There is also another ironic component that has not been noticed, and hence, I am bringing this to the attention of PJM readers. The local whose members are now suffering is the descendant of the most well-known Communist-led union in the New York City area — the original Local 1199 of the Drug, Hospital and Health Care Employees, originally created as a small drugstore workers’ union by the Red labor leader Leon Davis decades ago.
Writing in the New York Times Book Review on September 24, 1989, political reporter Joe Klein (now of Time magazine), called its members “the humblest of all laborers, the bed-pan carriers, the bottle washers and laundrymen” who were “overwhelmingly black and Hispanic.” Of course, they still are in our present times. Hence back in the heyday of the civil rights movement of the 1960s, they took to the streets in a series of dramatic strikes that led to organizing success and major press coverage. Klein comments about them:
“But there was a more subtle romance at work here as well: the organizing of the hospital workers was the last dance for the generation of… tough-guy labor organizers-many of them Communists-who had helped create the C.I.O. in the 1930’s and were then purged when the Cold War began.”
Klein notes accurately that its first professional organizers, Leon Davis, Elliott Godoff and Moe Foner, were among those who survived what they called a “witch-hunt” by, as Klein puts it, “hiding out in a small ‘progressive’ pharmacists’ local, and who represented the most benign face of a malignant ideology.” The top man, Davis, Klein notes, was fortunate to stage these strikes at a moment in New York City’s past when “the state was flush and willing to pay for the contracts he won.” Strikes would be called, hospitals would say they faced chaos and closure if demands were not met, and the state treasury would step in with cash to cover the new high bills.
Now, so many years later, New York State is even in worse shape than it was in the 1970s, when the arrangement first began to fall apart.
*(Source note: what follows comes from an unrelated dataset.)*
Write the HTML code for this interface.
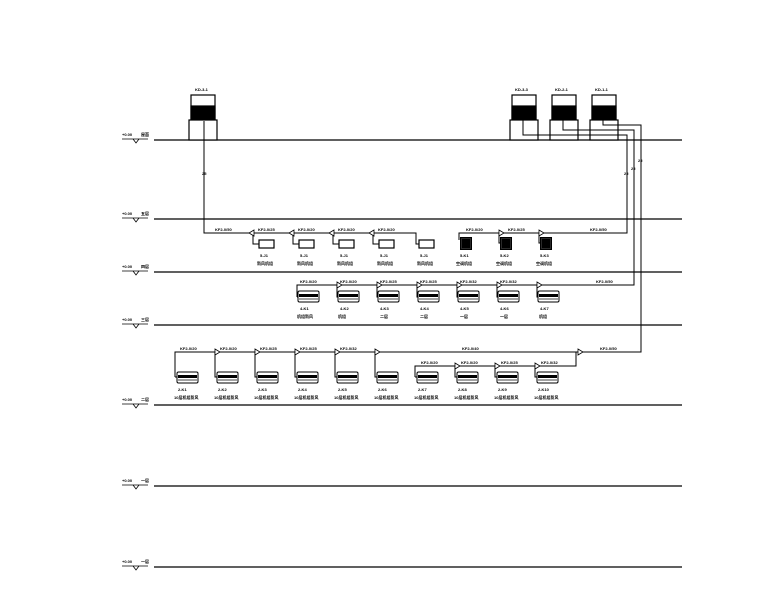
<!DOCTYPE html>
<html><head><meta charset="utf-8"><style>
html,body{margin:0;padding:0;background:#fff;}
svg{display:block}
text{font-family:"Liberation Sans","Noto Sans CJK SC",sans-serif;font-size:4px;fill:#000;font-weight:bold}
</style></head><body>
<svg width="780" height="609" viewBox="0 0 780 609" xmlns="http://www.w3.org/2000/svg">
<defs>
<g id="fan"><rect x="0" y="0" width="21" height="11" rx="1.5" fill="#fff" stroke="#000" stroke-width="1"/><rect x="1" y="3" width="19" height="3" fill="#000"/><line x1="1" y1="8" x2="20" y2="8" stroke="#000" stroke-width="0.8"/></g>
<g id="box"><rect x="0" y="0" width="15" height="8" fill="#fff" stroke="#000" stroke-width="1.2"/></g>
<g id="blk"><rect x="0" y="0" width="12" height="13" fill="#000"/><rect x="1.5" y="1.5" width="9" height="10" fill="none" stroke="#555" stroke-width="0.5"/></g>
<g id="arr"><polygon points="0,-3 5,0 0,3" fill="#fff" stroke="#000" stroke-width="0.8"/></g>
<g id="arl"><polygon points="5,-3 0,0 5,3" fill="#fff" stroke="#000" stroke-width="0.8"/></g>
</defs>
<g stroke="#000" fill="none" stroke-width="1.2">
<!-- floor lines -->
<line x1="154" y1="140" x2="682" y2="140"/>
<line x1="154" y1="219" x2="682" y2="219"/>
<line x1="154" y1="272" x2="682" y2="272"/>
<line x1="154" y1="325" x2="682" y2="325"/>
<line x1="154" y1="405" x2="682" y2="405"/>
<line x1="154" y1="486" x2="682" y2="486"/>
<line x1="154" y1="567" x2="682" y2="567"/>
</g>
<!-- level markers -->
<g stroke="#000" stroke-width="0.8" fill="none">
<line x1="122" y1="139" x2="148" y2="139"/><polyline points="133,139 136,143 139,139"/>
<line x1="122" y1="218" x2="148" y2="218"/><polyline points="133,218 136,222 139,218"/>
<line x1="122" y1="271" x2="148" y2="271"/><polyline points="133,271 136,275 139,271"/>
<line x1="122" y1="324" x2="148" y2="324"/><polyline points="133,324 136,328 139,324"/>
<line x1="122" y1="404" x2="148" y2="404"/><polyline points="133,404 136,408 139,404"/>
<line x1="122" y1="485" x2="148" y2="485"/><polyline points="133,485 136,489 139,485"/>
<line x1="122" y1="566" x2="148" y2="566"/><polyline points="133,566 136,570 139,566"/>
</g>
<text x="122" y="136">+0.00</text><text x="141" y="136">屋面</text>
<text x="122" y="215">+0.00</text><text x="141" y="215">五层</text>
<text x="122" y="268">+0.00</text><text x="141" y="268">四层</text>
<text x="122" y="321">+0.00</text><text x="141" y="321">三层</text>
<text x="122" y="401">+0.00</text><text x="141" y="401">二层</text>
<text x="122" y="482">+0.00</text><text x="141" y="482">一层</text>
<text x="122" y="563">+0.00</text><text x="141" y="563">一层</text>
<!-- tanks -->
<g stroke="#000" stroke-width="1.2">
<rect x="191" y="95" width="24" height="25" fill="#fff"/><rect x="191" y="106" width="24" height="14" fill="#000"/><rect x="189" y="120" width="28" height="20" fill="#fff"/>
<rect x="512" y="95" width="24" height="25" fill="#fff"/><rect x="512" y="106" width="24" height="14" fill="#000"/><rect x="510" y="120" width="28" height="20" fill="#fff"/>
<rect x="552" y="95" width="24" height="25" fill="#fff"/><rect x="552" y="106" width="24" height="14" fill="#000"/><rect x="550" y="120" width="28" height="20" fill="#fff"/>
<rect x="592" y="95" width="24" height="25" fill="#fff"/><rect x="592" y="106" width="24" height="14" fill="#000"/><rect x="590" y="120" width="28" height="20" fill="#fff"/>
</g>
<text x="195" y="91">KD-3-1</text><text x="515" y="91">KD-3-3</text><text x="555" y="91">KD-2-1</text><text x="595" y="91">KD-1-1</text>
<!-- main pipes -->
<g stroke="#000" fill="none" stroke-width="1">
<polyline points="204,121 204,233 416,233 416,240"/>
<polyline points="523,120 523,135 627,135 627,233 459,233 459,240"/>
<polyline points="563,120 563,130 634,130 634,285 297,285 297,297"/>
<polyline points="603,120 603,125 641,125 641,352 175,352 175,377"/>
<polyline points="576,352 576,366 415,366 415,377"/>
<!-- row1 drops -->
<polyline points="253,233 253,244 259,244"/><polyline points="293,233 293,244 299,244"/><polyline points="333,233 333,244 339,244"/><polyline points="373,233 373,244 379,244"/><polyline points="416,240 416,244 419,244"/>
<polyline points="499,233 499,243 501,243"/><polyline points="539,233 539,243 541,243"/>
<!-- row2 drops -->
<polyline points="337,285 337,297 339,297"/><polyline points="377,285 377,297 379,297"/><polyline points="417,285 417,297 419,297"/><polyline points="457,285 457,297 459,297"/><polyline points="497,285 497,297 499,297"/><polyline points="537,285 537,297 539,297"/>
<polyline points="297,297 299,297"/>
<!-- row3 drops -->
<polyline points="175,377 178,377"/><polyline points="215,352 215,377 218,377"/><polyline points="255,352 255,377 258,377"/><polyline points="295,352 295,377 298,377"/><polyline points="335,352 335,377 338,377"/><polyline points="375,352 375,377 378,377"/>
<polyline points="415,377 418,377"/><polyline points="455,366 455,377 458,377"/><polyline points="495,366 495,377 498,377"/><polyline points="535,366 535,377 538,377"/>
</g>
<text x="202" y="175">25</text><text x="624" y="175">25</text><text x="631" y="170">25</text><text x="638" y="162">25</text>
<!-- arrows -->
<use href="#arl" x="249" y="233"/><use href="#arl" x="289" y="233"/><use href="#arl" x="329" y="233"/><use href="#arl" x="369" y="233"/>
<use href="#arr" x="499" y="233"/><use href="#arr" x="539" y="233"/>
<use href="#arr" x="337" y="285"/><use href="#arr" x="377" y="285"/><use href="#arr" x="417" y="285"/><use href="#arr" x="457" y="285"/><use href="#arr" x="497" y="285"/><use href="#arr" x="537" y="285"/>
<use href="#arr" x="215" y="352"/><use href="#arr" x="255" y="352"/><use href="#arr" x="295" y="352"/><use href="#arr" x="335" y="352"/><use href="#arr" x="375" y="352"/><use href="#arr" x="578" y="352"/>
<use href="#arr" x="455" y="366"/><use href="#arr" x="495" y="366"/><use href="#arr" x="535" y="366"/>
<!-- units row1 -->
<use href="#box" x="259" y="240"/><use href="#box" x="299" y="240"/><use href="#box" x="339" y="240"/><use href="#box" x="379" y="240"/><use href="#box" x="419" y="240"/>
<use href="#blk" x="460" y="237"/><use href="#blk" x="500" y="237"/><use href="#blk" x="540" y="237"/>
<!-- units row2 -->
<use href="#fan" x="298" y="291"/><use href="#fan" x="338" y="291"/><use href="#fan" x="378" y="291"/><use href="#fan" x="418" y="291"/><use href="#fan" x="458" y="291"/><use href="#fan" x="498" y="291"/><use href="#fan" x="538" y="291"/>
<!-- units row3 -->
<use href="#fan" x="177" y="372"/><use href="#fan" x="217" y="372"/><use href="#fan" x="257" y="372"/><use href="#fan" x="297" y="372"/><use href="#fan" x="337" y="372"/><use href="#fan" x="377" y="372"/>
<use href="#fan" x="417" y="372"/><use href="#fan" x="457" y="372"/><use href="#fan" x="497" y="372"/><use href="#fan" x="537" y="372"/>
<!-- pipe labels -->
<text x="215" y="231">KF2-0/50</text><text x="258" y="231">KF2-0/25</text><text x="298" y="231">KF2-0/20</text><text x="338" y="231">KF2-0/20</text><text x="378" y="231">KF2-0/20</text>
<text x="466" y="231">KF2-0/20</text><text x="508" y="231">KF2-0/25</text><text x="590" y="231">KF2-0/50</text>
<text x="300" y="283">KF2-0/20</text><text x="340" y="283">KF2-0/20</text><text x="380" y="283">KF2-0/25</text><text x="420" y="283">KF2-0/25</text><text x="460" y="283">KF2-0/32</text><text x="500" y="283">KF2-0/32</text><text x="596" y="283">KF2-0/50</text>
<text x="180" y="350">KF2-0/20</text><text x="220" y="350">KF2-0/20</text><text x="260" y="350">KF2-0/25</text><text x="300" y="350">KF2-0/25</text><text x="340" y="350">KF2-0/32</text><text x="462" y="350">KF2-0/40</text><text x="600" y="350">KF2-0/50</text>
<text x="421" y="364">KF2-0/20</text><text x="461" y="364">KF2-0/20</text><text x="501" y="364">KF2-0/25</text><text x="541" y="364">KF2-0/32</text>
<!-- unit labels row1 -->
<g>
<text x="260" y="257">5-J1</text><text x="257" y="265">新风机组</text>
<text x="300" y="257">5-J1</text><text x="297" y="265">新风机组</text>
<text x="340" y="257">5-J1</text><text x="337" y="265">新风机组</text>
<text x="380" y="257">5-J1</text><text x="377" y="265">新风机组</text>
<text x="420" y="257">5-J1</text><text x="417" y="265">新风机组</text>
<text x="460" y="257">5-K1</text><text x="456" y="265">空调机组</text>
<text x="500" y="257">5-K2</text><text x="496" y="265">空调机组</text>
<text x="540" y="257">5-K3</text><text x="536" y="265">空调机组</text>
</g>
<g>
<text x="300" y="310">4-K1</text><text x="297" y="318">机组新风</text>
<text x="340" y="310">4-K2</text><text x="338" y="318">机组</text>
<text x="380" y="310">4-K3</text><text x="380" y="318">二层</text>
<text x="420" y="310">4-K4</text><text x="420" y="318">二层</text>
<text x="460" y="310">4-K5</text><text x="460" y="318">一层</text>
<text x="500" y="310">4-K6</text><text x="500" y="318">一层</text>
<text x="540" y="310">4-K7</text><text x="539" y="318">机组</text>
</g>
<g>
<text x="178" y="391">2-K1</text><text x="174" y="399">10层机组新风</text>
<text x="218" y="391">2-K2</text><text x="214" y="399">10层机组新风</text>
<text x="258" y="391">2-K3</text><text x="254" y="399">10层机组新风</text>
<text x="298" y="391">2-K4</text><text x="294" y="399">10层机组新风</text>
<text x="338" y="391">2-K5</text><text x="334" y="399">10层机组新风</text>
<text x="378" y="391">2-K6</text><text x="374" y="399">10层机组新风</text>
<text x="418" y="391">2-K7</text><text x="414" y="399">10层机组新风</text>
<text x="458" y="391">2-K8</text><text x="454" y="399">10层机组新风</text>
<text x="498" y="391">2-K9</text><text x="494" y="399">10层机组新风</text>
<text x="538" y="391">2-K10</text><text x="534" y="399">10层机组新风</text>
</g>
</svg>
</body></html>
As for the union, which then faced a major split between its original Marxist-Leninist leaders and a new group of black nationalists, Klein notes:
“Mr.Davis had constructed the union in a classic Marxist-Leninist fashion, with a strong central ‘politburo’ and a weak assembly of union delegates. He handpicked his successor, …whom he groomed for many years and expected to control after formally relinquishing his title.”
As so often happened, things did not work as the union’s top old commissar hoped. The new leader had different plans, and she moved quickly to purge the old Reds out of the leadership, and the rest of that group’s supporters. As time passed, that leader would also be replaced. One thing remained constant .. the SEIU was still on the left fringe of the union movement, and remained so as part of outgoing head Andy Stern’s SEIU, which eventually took it over. As Klein concludes his review of a book about the union, “The story of 1199 remains a metaphor…for the sad journey of American Communism, a twisted paternalism that ultimately lacked sufficient faith in the workers it sought to serve.”
So add my own conclusion to Joe Klein’s old one: Andy Stern’s SEIU, the well-known ACORN partner and most radical of the public sector trade union movement, still knows how to work for a supposedly beneficial universal health care program, which in reality means worse health care for the many and great health care for the wealthy, who can opt out of the system and buy whatever medical care they need at the highest fees possible. Promising health care for all and especially the poor, its own union moves to hurt its own poorest members, blaming the development on the very health care program they worked for and supported, and that has led health insurance premiums to skyrocket.
It is indeed another travesty in the sad journey of American radical trade unionism, brought up to date for the 21st century.